If you’ve ever seen The Room, you know it’s bad. Even after witnessing its atrocity it’s hard to believe what you just watched. Yet what makes it so much more unbelievable is knowing that there was actually somebody in this world who was capable of making something so terrible and so addictingly enjoyable at the same time.
The Disaster Artist is a love story, not only to The Room, but to its creator, Tommy Wisseau. It details the relationship between Wisseau and actor Greg Sestero. From how they met all the way to the premiere of The Room five years later.
James Franco plays Wisseau, giving us one of the best impersonations we’ve ever seen of anyone.

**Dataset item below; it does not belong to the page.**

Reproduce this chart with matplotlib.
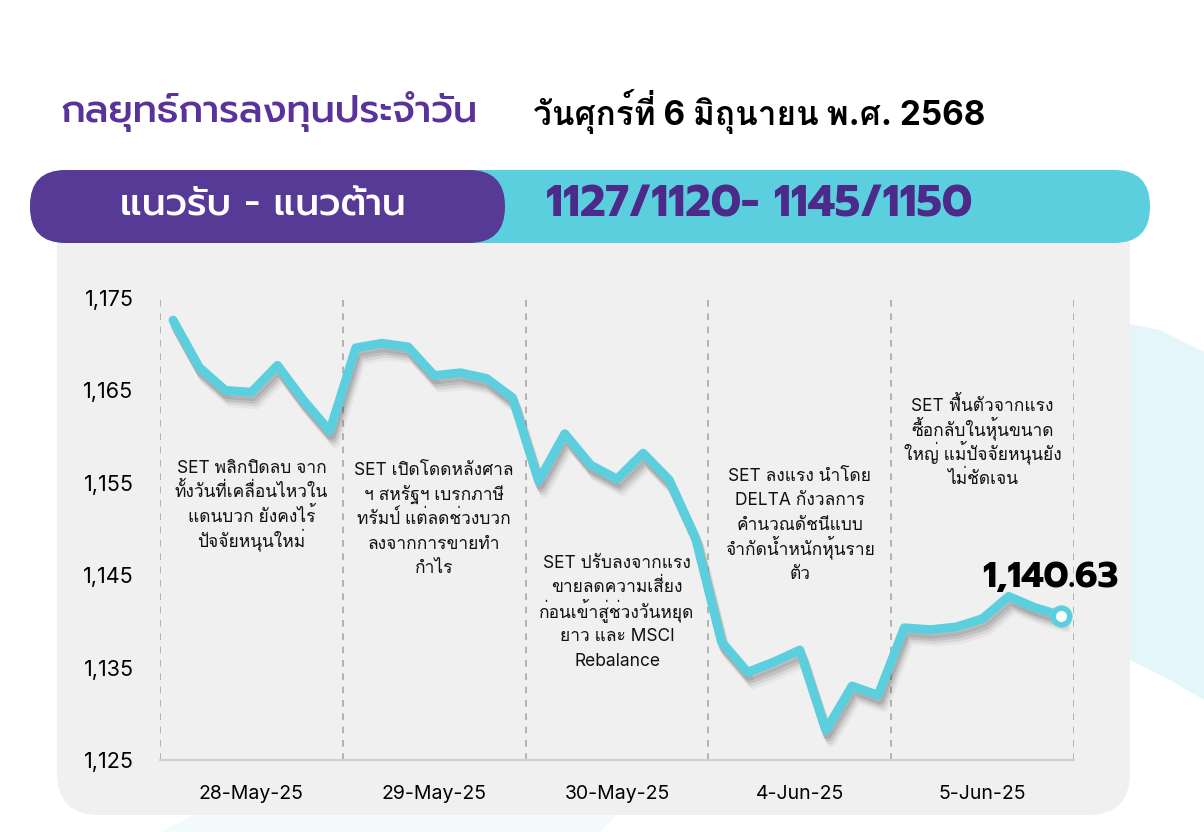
import matplotlib
matplotlib.use("Agg")
import matplotlib.pyplot as plt
import matplotlib.patheffects as pe
from matplotlib.patches import FancyBboxPatch, Polygon

plt.rcParams['font.family'] = ['Inter', 'Loma', 'DejaVu Sans']
# Prompt for the headline pieces; Loma keeps stacked Thai tone marks readable
head_font = ['Prompt', 'Kanit', 'DejaVu Sans']
body_font = ['Inter', 'Loma', 'DejaVu Sans']

# SET index, 7 readings per session
days = ['28-May-25', '29-May-25', '30-May-25', '4-Jun-25', '5-Jun-25']
set_index = [
    1172.6, 1167.5, 1165.0, 1164.8, 1167.7, 1163.9, 1160.6,
    1169.6, 1170.1, 1169.7, 1166.6, 1166.9, 1166.3, 1164.2,
    1155.2, 1160.3, 1156.9, 1155.4, 1158.2, 1155.3, 1149.1,
    1137.8, 1134.5, 1135.6, 1136.9, 1128.2, 1133.0, 1132.0,
    1139.3, 1139.1, 1139.4, 1140.3, 1142.7, 1141.5, 1140.63,
]
yticks = [1125, 1135, 1145, 1155, 1165, 1175]
notes = [
    'SET พลิกปิดลบ จาก\nทั้งวันที่เคลื่อนไหวใน\nแดนบวก ยังคงไร้\nปัจจัยหนุนใหม่',
    'SET เปิดโดดหลังศาล\nฯ สหรัฐฯ เบรกภาษี\nทรัมป์ แต่ลดช่วงบวก\nลงจากการขายทำ\nกำไร',
    'SET ปรับลงจากแรง\nขายลดความเสี่ยง\nก่อนเข้าสู่ช่วงวันหยุด\nยาว และ MSCI\nRebalance',
    'SET ลงแรง นำโดย\nDELTA กังวลการ\nคำนวณดัชนีแบบ\nจำกัดน้ำหนักหุ้นราย\nตัว',
    'SET ฟื้นตัวจากแรง\nซื้อกลับในหุ้นขนาด\nใหญ่ แม้ปัจจัยหนุนยัง\nไม่ชัดเจน',
]
note_top = [1156.1, 1155.8, 1145.8, 1155.2, 1162.8]  # first baseline of each note
title = 'กลยุทธ์การลงทุนประจำวัน'
date_text = 'วันศุกร์ที่ 6 มิถุนายน พ.ศ. 2568'
band_label = 'แนวรับ - แนวต้าน'
band_value = '1127/1120- 1145/1150'

purple = '#563a96'
cyan = '#5ccfdf'
W, H = 1204, 832

fig = plt.figure(figsize=(W / 100, H / 100), dpi=100)
fig.patch.set_facecolor('white')

# background layer in pixel coords
bg = fig.add_axes([0, 0, 1, 1])
bg.set_xlim(0, W)
bg.set_ylim(H, 0)
bg.axis('off')

# light decorative shapes
bg.add_patch(Polygon([(1100, 318), (1160, 330), (1204, 352), (1204, 700),
                      (1170, 680), (1130, 660), (1100, 650)],
                     closed=True, fc='#e4f6f9', ec='none', zorder=0))
bg.add_patch(Polygon([(160, 832), (200, 812), (620, 812), (600, 832)],
                     closed=True, fc='#f4fbfc', ec='none', zorder=0))

# grey panel
bg.add_patch(FancyBboxPatch((57, 200), 1073, 615,
                            boxstyle='round,pad=0,rounding_size=42',
                            fc='#f0f0f0', ec='none', zorder=1))

# support / resistance band
bg.add_patch(FancyBboxPatch((30, 170), 1120, 73,
                            boxstyle='round,pad=0,rounding_size=36',
                            fc=cyan, ec='none', zorder=2))
bg.add_patch(FancyBboxPatch((30, 170), 475, 73,
                            boxstyle='round,pad=0,rounding_size=36',
                            fc=purple, ec='none', zorder=3))

bg.text(61, 112, title, color='#59329a', fontsize=27.5, fontweight='medium',
        family=head_font, va='center', ha='left', zorder=5)
bg.text(533, 112, date_text, color='black', fontsize=24, fontweight='bold',
        family=body_font, va='center', ha='left', zorder=5)
bg.text(263, 206, band_label, color='white', fontsize=27, fontweight='medium',
        family=head_font, va='center', ha='center', zorder=5)
bg.text(759, 205, band_value, color='#4b2a8a', fontsize=31.5, fontweight='bold',
        family=head_font, va='center', ha='center', zorder=5)

# chart area
L, R, T, B = 160, 1074, 298, 760
ax = fig.add_axes([L / W, 1 - B / H, (R - L) / W, (B - T) / H])
ax.patch.set_alpha(0)

x = list(range(len(set_index)))
n_per_day = 7
ax.set_xlim(-0.5, len(set_index) - 0.5)
ax.set_ylim(1125, 1175)

for k in range(len(days) + 1):
    ax.axvline(k * n_per_day - 0.5, color='#a8a8a8', lw=1.2,
               ls=(0, (4, 4)), zorder=1)

# soft drop shadow under the line
shadow = [pe.SimpleLineShadow(offset=(1, -3), shadow_color='#3a3a3a', alpha=0.16),
          pe.SimpleLineShadow(offset=(2, -5), shadow_color='#3a3a3a', alpha=0.13),
          pe.SimpleLineShadow(offset=(3, -7), shadow_color='#3a3a3a', alpha=0.09),
          pe.SimpleLineShadow(offset=(4, -9), shadow_color='#3a3a3a', alpha=0.05),
          pe.Normal()]
ax.plot(x, set_index, color=cyan, lw=6.5, solid_joinstyle='round',
        solid_capstyle='round', zorder=3, path_effects=shadow)
ax.plot(x[-1], set_index[-1], 'o', ms=12, mfc='white', mec=cyan, mew=4, zorder=4)
ax.text(x[-1] - 0.4, set_index[-1] + 4.1, f'{set_index[-1]:,.2f}',
        fontsize=26, fontweight='bold', family=head_font,
        ha='center', va='center', zorder=5)

# notes: one line at a time so the spacing stays even
line_step = 17.6  # points
for k, (txt, y0) in enumerate(zip(notes, note_top)):
    for i, line in enumerate(txt.split('\n')):
        ax.annotate(line, xy=(k * n_per_day + 3, y0), xytext=(0, -i * line_step),
                    textcoords='offset points', ha='center', va='baseline',
                    fontsize=12.5, color='#111111', zorder=2)

ax.set_yticks(yticks)
ax.set_yticklabels([f'{v:,}' for v in yticks], fontsize=15.5)
ax.set_xticks([k * n_per_day + 3 for k in range(len(days))])
ax.set_xticklabels(days, fontsize=14)
ax.tick_params(axis='y', length=0, pad=19)
ax.tick_params(axis='x', length=0, pad=18)
for s in ['top', 'right', 'left']:
    ax.spines[s].set_visible(False)
ax.spines['bottom'].set_color('#d0d0d0')
ax.spines['bottom'].set_linewidth(1.5)

fig.savefig('out.png', dpi=100)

Playing alongside him is his brother Dave Franco as Sestero. The two are so disguised in their roles that you never even think about the fact that they’re brothers.
Tommy is this guy who has stereotyped, in his head, the ideal celebrity as Milli Vanilli, essentially. He’s romanticized the idea of being a celebrity but hasn’t ever realistically conceived how he’s going to become one, because he thinks being a celebrity just means being cocky about how good you are. This conflicts with his genuine desire to be loved, even if it’s not for the right reasons. In the end, that’s exactly what happens. There’s this ego that is very obviously masking insecurity.

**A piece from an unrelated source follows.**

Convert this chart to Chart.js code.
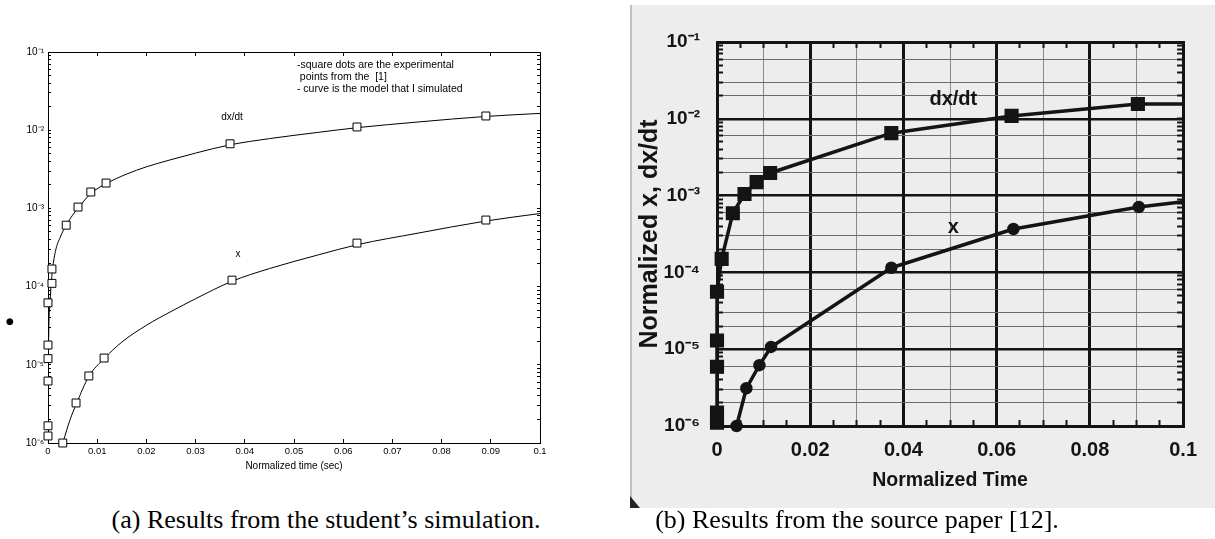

While it’s largely supposed to be an in-depth study of Wisseau himself, we already get that in a way, with his film The Room. But I think it’s Sestero who is slightly more compelling as his character develops so seamlessly over the course of the film–much to the credit of Dave Franco.
Greg, like Tommy, is obsessed with this romanticized idea of being an actor. He’s an aspiring actor and isn’t very good, but wants it anyway. When he faces career struggles, he perseveres due to his desire to see himself in the same likeness as his heroes, like James Dean.
If La La Land is about chasing the dream, The Disaster Artist is more focused on what you want out of that dream. For Greg it doesn’t matter how good the project is, he just wants to see himself in it–to be able to say he was in a movie just like the icons he looks up to. For Tommy it’s about being able to put his name on something, have people see his vision, and to be accepted by society.
The Disaster Artist does something excellent in that it makes us truly die of laughter while simultaneously never wavering from its vision of offering us a deep insight on the complex dynamic between two people and their individual issues. It’s probably some of the most fun you will have at the movies in recent years. Perhaps even more fun than the film that inspired it in the first place–however impossible that may seem. While The Room is never realized by its creators, The Disaster Artist is fully realized. And that dichotomy is what makes it even more brilliant.